The third and most potent force is that it is no longer necessary to read much.   Worse, reading for pleasure has been reduced to the status of an eccentric hobby.  It is optional, a luxury few people have time for.  In spite of podcasts, audio books, condensed books, electronic books and newspapers containing mostly celebrity gossip written at the fourth grade level, most of us do not include reading or any of its surrogates as part of our lives except for the most utilitarian purposes.  Even then, the first thing the business writer learns is how to compose a punchy executive summary.  We have returned to the days of yore when Western Union charged by the word thereby putting a premium on terseness.  That has now evolved into something called Twitter in which each tweet is limited to 140 characters including spaces and punctuation marks.  Of course for many users of Twitter that just about exhausts their entire vocabulary not counting acronyms, emoticons, and numbers-as-syllables.  (That last sentence contains 144 characters.  Too much punctuation.)

If Shakespeare was the archetypical literary figure of the last 500 years, that of the next 500 is likely to be the red circle with a backward slash through it:  a truly minimalist abbreviation of the complex word NO.  The problem is our free time these days comes in short bursts suitable only for headlines.  We are slaves to our smart phones and please note it is the phones that are smart.  We, on the other hand, have merely to learn a new skill, multitasking.  We text, surf the internet and check our email while we are driving.  We are addicted to machines that can tell us whatever we need to know in nanoseconds.

This has been going on a long time.  By the early 1980’s it had become obvious that we were on the threshold of what came to be called the Information Age.  Until the advent of the personal computer, the tools of the information workers had not changed much for centuries. We employed armies of clerks and bookkeepers, equipping them with paper and pencils, typewriters, carbon paper and adding machines.  Everything was going fine until, on Wednesday, August 12, 1981, IBM introduced its first Personal Computer.  Three months later, it began an unprecedented ad campaign built around the character of Charlie Chaplin’s Little Tramp.  Both television and print versions were brilliantly innovative on many levels , among them, they were minimally verbal, like the silent movies.  And they were powerful.  Within a short time, a new industry was born and both white collar and pink collar productivity posted spectacular gains.  Within five years, companies were instituting epoch-making layoffs in the clerical and middle management sectors of the workforce.

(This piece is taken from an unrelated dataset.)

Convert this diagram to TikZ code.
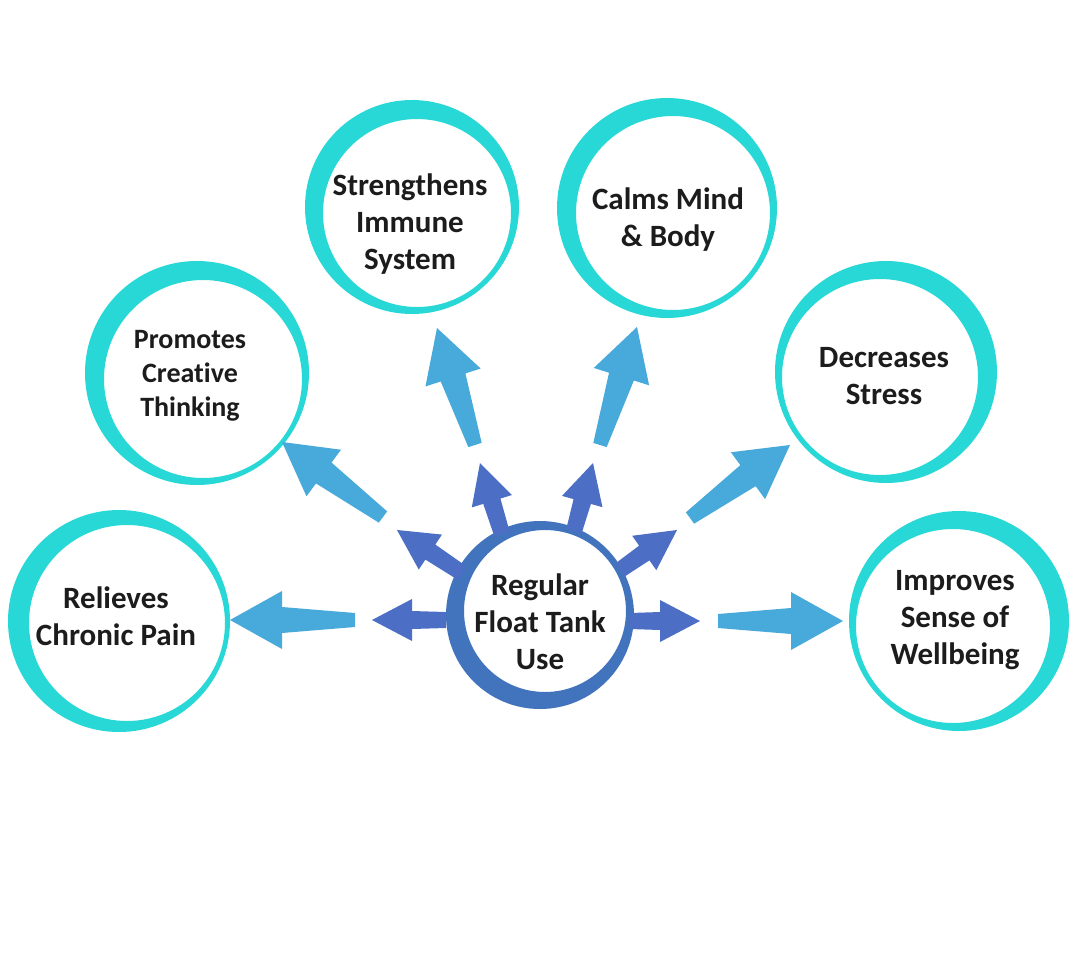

The information revolution has changed the nature of the transaction between writer and reader in a profound way.  The writer’s job used to be to engage the intellect and emotions but is now a matter of concision and simplicity.  A phrase like “Fourscore and seven years ago” is extravagant because it requires a moment’s thought.  It gives a quantum of pleasure where none is needed.  You can buy powerful personal computers today the complete instructions for which contain fewer than ten words.  You are lucky to get a single fold-out sheet with a dozen or so line drawings.  For less than $500, you can buy an iPhone.  Ask it a question, any question, and a robot named Siri will tell you the answer.  It’s an automated voice transaction, no reading or writing required.

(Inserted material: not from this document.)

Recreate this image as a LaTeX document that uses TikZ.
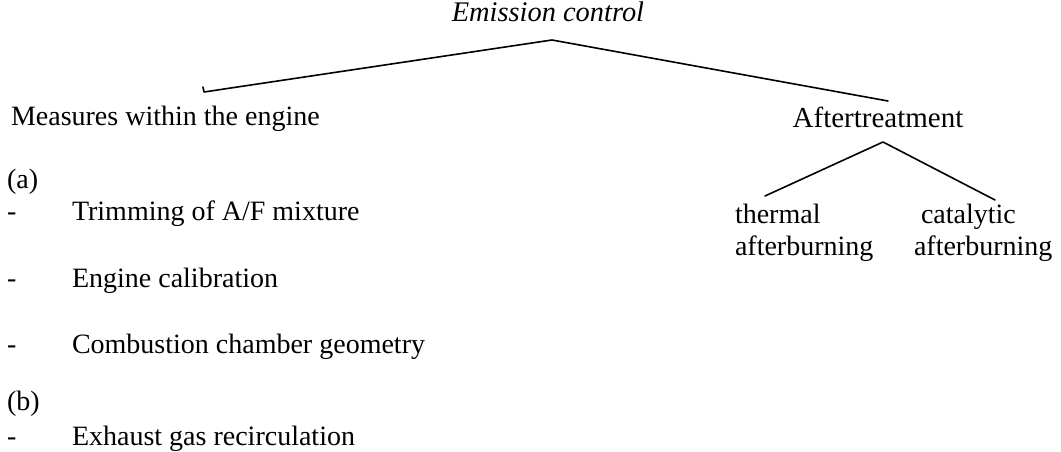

So the world has changed and no one knows what to do about it.  Some responses are truly laughable.  As print journalism goes the way of the buggy whip, the best idea The New York Times can come up with is to create more long form, deep think analytic pieces, more soft-focus feature stories and more of yesterday’s hard news tomorrow.  Gone are the days when the Late City edition would provide a full account of today’s World Series game.  Now that is likely to appear the day after tomorrow. It used to be said that yesterday’s paper was good only for lining the bottom of the bird cage.  Now today’s edition will do fine.  Instant obsolescence.  To call it “news” would be false advertising.  If you want to know what’s happening, ask Siri.   Of course The Times has designed a brilliant web site.  Unfortunately Americans think freedom of the press means the press should be free.  Moreover, as Marshall McLuhan said, information wants to be free.

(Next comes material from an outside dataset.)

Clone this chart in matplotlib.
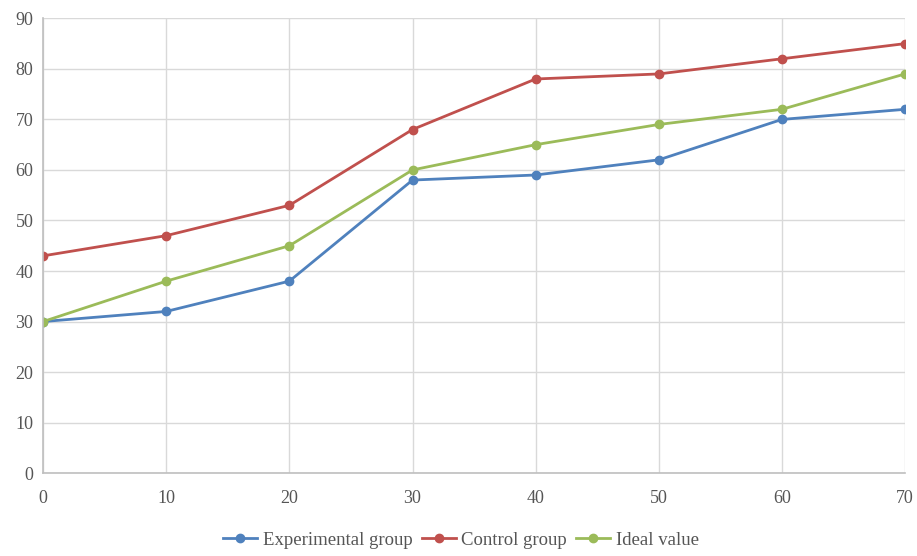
import matplotlib.pyplot as plt

# time points and the three measured series
x = [0, 10, 20, 30, 40, 50, 60, 70]
experimental = [30, 32, 38, 58, 59, 62, 70, 72]
control = [43, 47, 53, 68, 78, 79, 82, 85]
ideal = [30, 38, 45, 60, 65, 69, 72, 79]

plt.rcParams['font.family'] = ['Liberation Serif', 'DejaVu Serif']

fig = plt.figure(figsize=(9.17, 5.56), dpi=100)
ax = fig.add_axes([0.047, 0.149, 0.94, 0.818])

ax.plot(x, experimental, marker='o', ms=6, lw=2, color='#4F81BD', label='Experimental group')
ax.plot(x, control, marker='o', ms=6, lw=2, color='#C0504D', label='Control group')
ax.plot(x, ideal, marker='o', ms=6, lw=2, color='#9BBB59', label='Ideal value')

ax.set_xlim(0, 70)
ax.set_ylim(0, 90)
ax.set_xticks(range(0, 71, 10))
ax.set_yticks(range(0, 91, 10))
ax.grid(True, color='#D9D9D9', lw=1)
ax.set_axisbelow(True)
for s in ['top', 'right']:
    ax.spines[s].set_visible(False)
for s in ['left', 'bottom']:
    ax.spines[s].set_color('#BFBFBF')
    ax.spines[s].set_linewidth(1.2)
ax.tick_params(axis='y', length=0, labelsize=13, labelcolor='#555555', pad=7)
ax.tick_params(axis='x', length=0, labelsize=13, labelcolor='#555555', pad=12)

ax.legend(loc='center', bbox_to_anchor=(0.485, -0.148), ncol=3, frameon=False,
          fontsize=13.5, handlelength=1.8, handletextpad=0.3, columnspacing=0.5,
          labelcolor='#555555')

fig.savefig('out.png', dpi=100)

We are at the beginning of the Information Revolution and there is no way of imagining how information exchange will evolve.  Anyone over fifty who has taught bright college students has observed that they seem to process information in unfamiliar and often disconcerting ways.  They connect the dots differently, avoiding the careful sequential logic of Aristotle in favor of what seems to be random walks through non-Euclidean hyperspace.  They seem to function in a world shaped by Gödel’s incompleteness theory or Heisenberg’s Uncertainty Principle.  But their creativity and insight continue to startle the world and there may be a causal relationship at work there.

It is hard to envision an advanced community without an intensive amount of reading, writing and other verbal behavior.  There may be other ways to communicate.  Some, for example, think the Neanderthals whose vocal anatomy seems to have been inadequate for speech may have developed some level of telepathic skills to meet their needs for cooperative behavior. The 1980 historical novel The Clan of the Cave Bear by Jean M. Auel speculated persuasively about the nature of such skills among Neanderthals and how they might have gradually evolved into vocal language among Cro-Magnon humans.  Others have proposed that we ourselves have always had unrecognized skills for uncovering and validating knowledge, skills that are so basic as to be almost invisible.  The English chemist and philosopher Michael Polanyi  called this “personal knowledge” and suggested it is the root of all complex ideation.  Modern “abstract” art and music seem largely an effort to communicate internal understandings that are verbally inexpressible.

Those of us who love to read, whether the mystery novels of Tony Hillerman or the convoluted prose of James Joyce, are riding a lame horse.  Language is restrictive.  Words are, at best, crude symbols that serve as filters for ideas on their passage from one mind to another.  Grammar sets necessary borders that both define and limit the scope of ideas with alien logic.  For millennia, mathematicians have been developing an entirely different system of symbols and structures to communicate the kinds of ideas that attract their attention.  It may be that we have reached a point in our cultural evolution that will necessitate something similar for more general use.  We are a long way from releasing ourselves from the limitations of words and grammar but the evidence suggests the journey has begun.